En réponse, M. Olivier Kaeppelin a apporté les précisions suivantes :
- le réseau des écoles d'art est atypique car il réunit quarante-huit écoles territoriales, essentiellement municipales, et dix écoles nationales ; l'ensemble de ces écoles partagent néanmoins le même niveau d'excellence et leurs résultats sont semblables : 75 % des diplômés trouvent un emploi correspondant à leur formation à la sortie de l'école ;
- le ministère de la culture a souhaité demander la reconnaissance de l'ensemble du réseau dans le cadre du processus d'harmonisation européenne dit de Bologne, ce qui rend toutefois nécessaires certaines évolutions de ce réseau ; un précédent projet de réforme, consistant en la mise en place de vingt-deux pôles, avait échoué en raison de l'opposition des élus locaux, attachés au maintien des écoles sur leur territoire ; une mission d'inspection, conduite en avril 2008, a conclu à la nécessité d'aboutir à une rationalisation et à une mise en synergie de l'offre de formation, en accord avec les élus ; une circulaire a été adressée aux directeurs régionaux des affaires culturelles (DRAC) à cet effet, afin qu'ils engagent une réflexion associant les élus ;
- certaines régions seraient prêtes à assumer une part de responsabilité à l'égard des écoles d'art, alors que d'autres estiment que cela ne relève pas de leur compétence ;
- un groupe de travail a été mis en place pour trouver une solution aux difficultés rencontrées par l'école d'art de Rueil-Malmaison ;
- afin de permettre aux écoles d'art d'être habilitées à délivrer des diplômes correspondant au grade de master, leur transformation en EPCC est préconisée ; toutefois, s'il a écarté la mise en place du groupement d'intérêt public (GIP), le ministère de l'enseignement supérieur ne s'est toujours pas prononcé sur cette solution ;
- la constitution d'EPCC de réseaux permettrait de rechercher une complémentarité de l'offre de formation au niveau régional ;
- la procédure d'habilitation des écoles à délivrer des diplômes au grade de master se fera école par école et devrait s'étaler sur un an environ ; cet exercice deviendra récurrent dans la mesure où cette habilitation est délivrée pour quatre ans ;
- la revalorisation du statut des enseignants des écoles territoriales a été approuvée en février 2008 par le Conseil supérieur de la fonction publique territoriale ; l'Etat devrait prendre en charge une partie du coût de cette réforme, dès lors qu'elle sera approuvée par les collectivités territoriales ; un groupe de travail a été mis en place pour en évaluer l'impact budgétaire.
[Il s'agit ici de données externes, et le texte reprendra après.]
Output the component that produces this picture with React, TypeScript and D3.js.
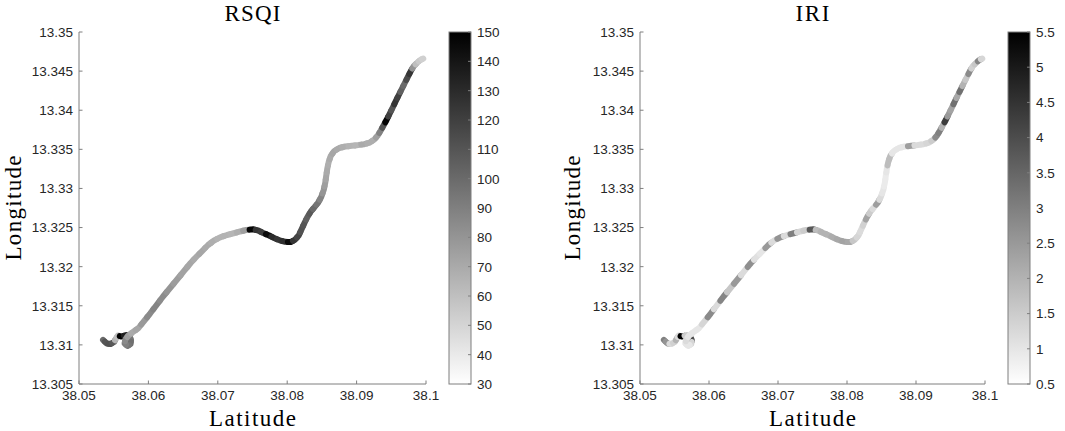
import React from 'react';
import * as d3 from 'd3';

const latitude = [
  38.05346, 38.05397, 38.05454, 38.05505, 38.05534, 38.05562, 38.05613, 38.05678, 38.05728, 38.0575,
  38.05743, 38.05699, 38.05656, 38.05671, 38.05721, 38.05779, 38.05858, 38.05937, 38.06024, 38.06118,
  38.06211, 38.06312, 38.06413, 38.06514, 38.06608, 38.06695, 38.06774, 38.0686, 38.06947, 38.07034,
  38.07134, 38.07228, 38.07322, 38.07408, 38.07509, 38.07582, 38.07654, 38.07733, 38.07812, 38.07892,
  38.07971, 38.0805, 38.08115, 38.08166, 38.08209, 38.08252, 38.08295, 38.08346, 38.08396, 38.08447,
  38.0849, 38.08526, 38.08548, 38.08562, 38.08577, 38.08598, 38.08627, 38.08678, 38.0875, 38.08836,
  38.0893, 38.09024, 38.0911, 38.0919, 38.09255, 38.09305, 38.09348, 38.09392, 38.09435, 38.09478,
  38.09521, 38.09565, 38.09608, 38.09651, 38.09694, 38.09738, 38.09781, 38.09824, 38.09875, 38.09918,
  38.09961,
];

const longitude = [
  13.31063, 13.31018, 13.31011, 13.31037, 13.31082, 13.3112, 13.31107, 13.31126, 13.31107, 13.31063,
  13.31011, 13.30986, 13.31018, 13.31075, 13.31126, 13.31165, 13.31216, 13.31305, 13.31401, 13.3151,
  13.31619, 13.31727, 13.31836, 13.31945, 13.32047, 13.3213, 13.322, 13.32277, 13.32335, 13.32375,
  13.32405, 13.32427, 13.3245, 13.32469, 13.32478, 13.32462, 13.3243, 13.32402, 13.32366, 13.32337,
  13.32318, 13.32315, 13.32347, 13.32398, 13.32482, 13.32565, 13.32641, 13.32712, 13.32763, 13.3282,
  13.32891, 13.3298, 13.3307, 13.33159, 13.33249, 13.33338, 13.33415, 13.33479, 13.33517, 13.33536,
  13.33545, 13.33555, 13.33566, 13.33587, 13.33626, 13.33677, 13.33741, 13.33811, 13.33881, 13.33958,
  13.34035, 13.34118, 13.34195, 13.34271, 13.34348, 13.34425, 13.34501, 13.34565, 13.3461, 13.34642,
  13.34661,
];

const rsqi = [
  100, 110, 112, 108, 65, 60, 150, 135, 100, 95, 98, 95, 90, 85, 75, 70,
  72, 78, 85, 88, 84, 80, 76, 74, 72, 70, 72, 70, 68, 66, 66, 65, 68, 75,
  148, 125, 122, 145, 130, 125, 128, 145, 125, 118, 112, 110,
  105, 108, 100, 95, 88, 80, 75, 72, 70, 68, 70, 72, 70, 68, 66, 65, 70, 68,
  68, 75, 90, 110, 148, 120, 110, 125, 120, 105, 100, 115, 125, 80, 60, 55, 52,
];

const iri = [
  3.0, 2.6, 1.2, 1.4, 2.0, 1.2, 5.5, 1.5, 1.3, 4.0, 1.3, 1.0, 1.0, 1.2, 1.0, 1.0,
  1.0, 1.3, 2.8, 1.2, 2.9, 1.6, 2.5, 1.2, 2.7, 1.1, 1.0, 2.5, 1.2, 2.6, 1.2, 3.0, 1.3, 1.5,
  3.8, 1.8, 2.0, 2.0, 2.1, 2.2, 2.3, 2.2, 1.6, 1.3, 1.2, 1.4,
  2.3, 1.5, 1.2, 2.4, 1.2, 1.0, 0.9, 0.9, 1.0, 1.8, 1.8, 1.0, 1.0, 1.0, 2.4, 1.2, 1.2, 1.3,
  1.5, 2.8, 3.0, 2.0, 4.3, 2.5, 2.3, 3.3, 2.2, 3.3, 2.0, 1.6, 2.8, 1.4, 1.6, 2.9, 1.3,
];

const xTickLabels = ['38.05', '38.06', '38.07', '38.08', '38.09', '38.1'];
const yTickLabels = ['13.305', '13.31', '13.315', '13.32', '13.325', '13.33', '13.335', '13.34', '13.345', '13.35'];
const rsqiTickLabels = ['30', '40', '50', '60', '70', '80', '90', '100', '110', '120', '130', '140', '150'];
const iriTickLabels = ['0.5', '1', '1.5', '2', '2.5', '3', '3.5', '4', '4.5', '5', '5.5'];
const rsqiDomain = [30, 150];
const iriDomain = [0.5, 5.5];

const TICK_FONT = '"Liberation Sans", Arial, Helvetica, sans-serif';
const SERIF = '"Liberation Serif", "Times New Roman", serif';
const AXIS_COLOR = '#7f7f7f';
const TEXT_COLOR = '#262626';
const LABEL_SIZE = 23;

type PanelProps = {
  id: string;
  title: string;
  titleLen: number;
  values: number[];
  domain: number[];
  cbTicks: string[];
  x0: number;
  x1: number;
  cbX: number;
  ylabelX: number;
};

function Panel({ id, title, titleLen, values, domain, cbTicks, x0, x1, cbX, ylabelX }: PanelProps) {
  const top = 32;
  const bottom = 384;
  const x = d3.scaleLinear().domain([38.05, 38.1]).range([x0, x1]);
  const y = d3.scaleLinear().domain([13.305, 13.35]).range([bottom, top]);
  const color = d3.scaleLinear<string>().domain(domain).range(['#ffffff', '#000000']).clamp(true);
  const cbY = d3.scaleLinear().domain(domain).range([bottom, top]);
  const cbW = 22;
  const cx = (x0 + x1) / 2;

  const pts: [number, number][] = latitude.map((la, i) => [x(la), y(longitude[i])]);
  const line = d3.line();
  const segs = pts.map((p, i) => {
    const prev = i > 0 ? pts[i - 1] : p;
    const next = i < pts.length - 1 ? pts[i + 1] : p;
    const a: [number, number] = [(prev[0] + p[0]) / 2, (prev[1] + p[1]) / 2];
    const b: [number, number] = [(next[0] + p[0]) / 2, (next[1] + p[1]) / 2];
    return { d: line([a, p, b]) as string, c: color(values[i]) };
  });

  return (
    <g>
      <defs>
        <linearGradient id={`grad-${id}`} x1="0" y1="1" x2="0" y2="0">
          <stop offset="0" stopColor="#ffffff" />
          <stop offset="1" stopColor="#000000" />
        </linearGradient>
      </defs>
      {/* axes */}
      <line x1={x0} x2={x0} y1={top} y2={bottom} stroke={AXIS_COLOR} strokeWidth={1} />
      <line x1={x0} x2={x1} y1={bottom} y2={bottom} stroke={AXIS_COLOR} strokeWidth={1} />
      {yTickLabels.map((t) => {
        const v = +t;
        return (
          <g key={`y${t}`}>
            <line x1={x0} x2={x0 + 3.5} y1={y(v)} y2={y(v)} stroke={AXIS_COLOR} />
            <text x={x0 - 6} y={y(v)} dy="0.36em" textAnchor="end" fontFamily={TICK_FONT} fontSize={13.5} fill={TEXT_COLOR}>
              {t}
            </text>
          </g>
        );
      })}
      {xTickLabels.map((t) => {
        const v = +t;
        return (
          <g key={`x${t}`}>
            <line x1={x(v)} x2={x(v)} y1={bottom} y2={bottom - 3.5} stroke={AXIS_COLOR} />
            <text x={x(v)} y={400} textAnchor="middle" fontFamily={TICK_FONT} fontSize={13.5} fill={TEXT_COLOR}>
              {t}
            </text>
          </g>
        );
      })}
      {/* track */}
      <g fill="none" strokeWidth={6} strokeLinecap="round" strokeLinejoin="round">
        {segs.map((s, i) => (
          <path key={i} d={s.d} stroke={s.c} />
        ))}
      </g>
      {/* colorbar */}
      <rect x={cbX} y={top} width={cbW} height={bottom - top} fill={`url(#grad-${id})`} stroke={AXIS_COLOR} strokeWidth={1} />
      {cbTicks.map((t) => {
        const v = +t;
        return (
          <g key={`c${t}`}>
            <line x1={cbX + cbW} x2={cbX + cbW - 3} y1={cbY(v)} y2={cbY(v)} stroke={AXIS_COLOR} />
            <text x={cbX + cbW + 6} y={cbY(v)} dy="0.36em" textAnchor="start" fontFamily={TICK_FONT} fontSize={13.5} fill={TEXT_COLOR}>
              {t}
            </text>
          </g>
        );
      })}
      {/* labels */}
      <text x={cx} y={20.8} textAnchor="middle" fontFamily={SERIF} fontSize={LABEL_SIZE} fill="#000" textLength={titleLen} lengthAdjust="spacing">
        {title}
      </text>
      <text x={cx} y={425.8} textAnchor="middle" fontFamily={SERIF} fontSize={LABEL_SIZE} fill="#000" textLength={87} lengthAdjust="spacing">
        Latitude
      </text>
      <text
        transform={`translate(${ylabelX},208) rotate(-90)`}
        textAnchor="middle"
        fontFamily={SERIF}
        fontSize={LABEL_SIZE}
        fill="#000"
        textLength={105}
        lengthAdjust="spacing"
      >
        Longitude
      </text>
    </g>
  );
}

export default function App() {
  return (
    <svg
      width={1065}
      height={431}
      viewBox="0 0 1065 431"
      style={{ position: 'absolute', left: 0, top: 0, display: 'block', background: '#fff' }}
    >
      <rect x={0} y={0} width={1065} height={431} fill="#fff" />
      <Panel id="rsqi" title="RSQI" titleLen={56} values={rsqi} domain={rsqiDomain} cbTicks={rsqiTickLabels} x0={79} x1={426} cbX={449} ylabelX={20.8} />
      <Panel id="iri" title="IRI" titleLen={34} values={iri} domain={iriDomain} cbTicks={iriTickLabels} x0={640} x1={985} cbX={1008} ylabelX={580} />
    </svg>
  );
}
Mme Nicole Phoyu-Yedid, inspecteur général à la mission permanente d'inspection, de conseil et d'évaluation de l'enseignement artistique, a précisé que ce coût devrait être inférieur à trois millions d'euros. Puis elle a indiqué que l'habilitation des écoles à délivrer des diplômes au grade de master se ferait par vagues successives. L'objectif est qu'une douzaine d'écoles soient habilitées à la rentrée 2009.
En conclusion, M. Jacques Legendre, président, a indiqué que la commission des affaires culturelles se montrerait attentive à ces évolutions, et veillerait notamment à ce qu'elles ne suscitent pas des incompréhensions. Rappelant s'être mobilisé, il y a quelques années, pour défendre l'école d'art de Cambrai, il a reconnu, cependant, que le financement quasi exclusif de ces écoles par les communes préoccupait les maires.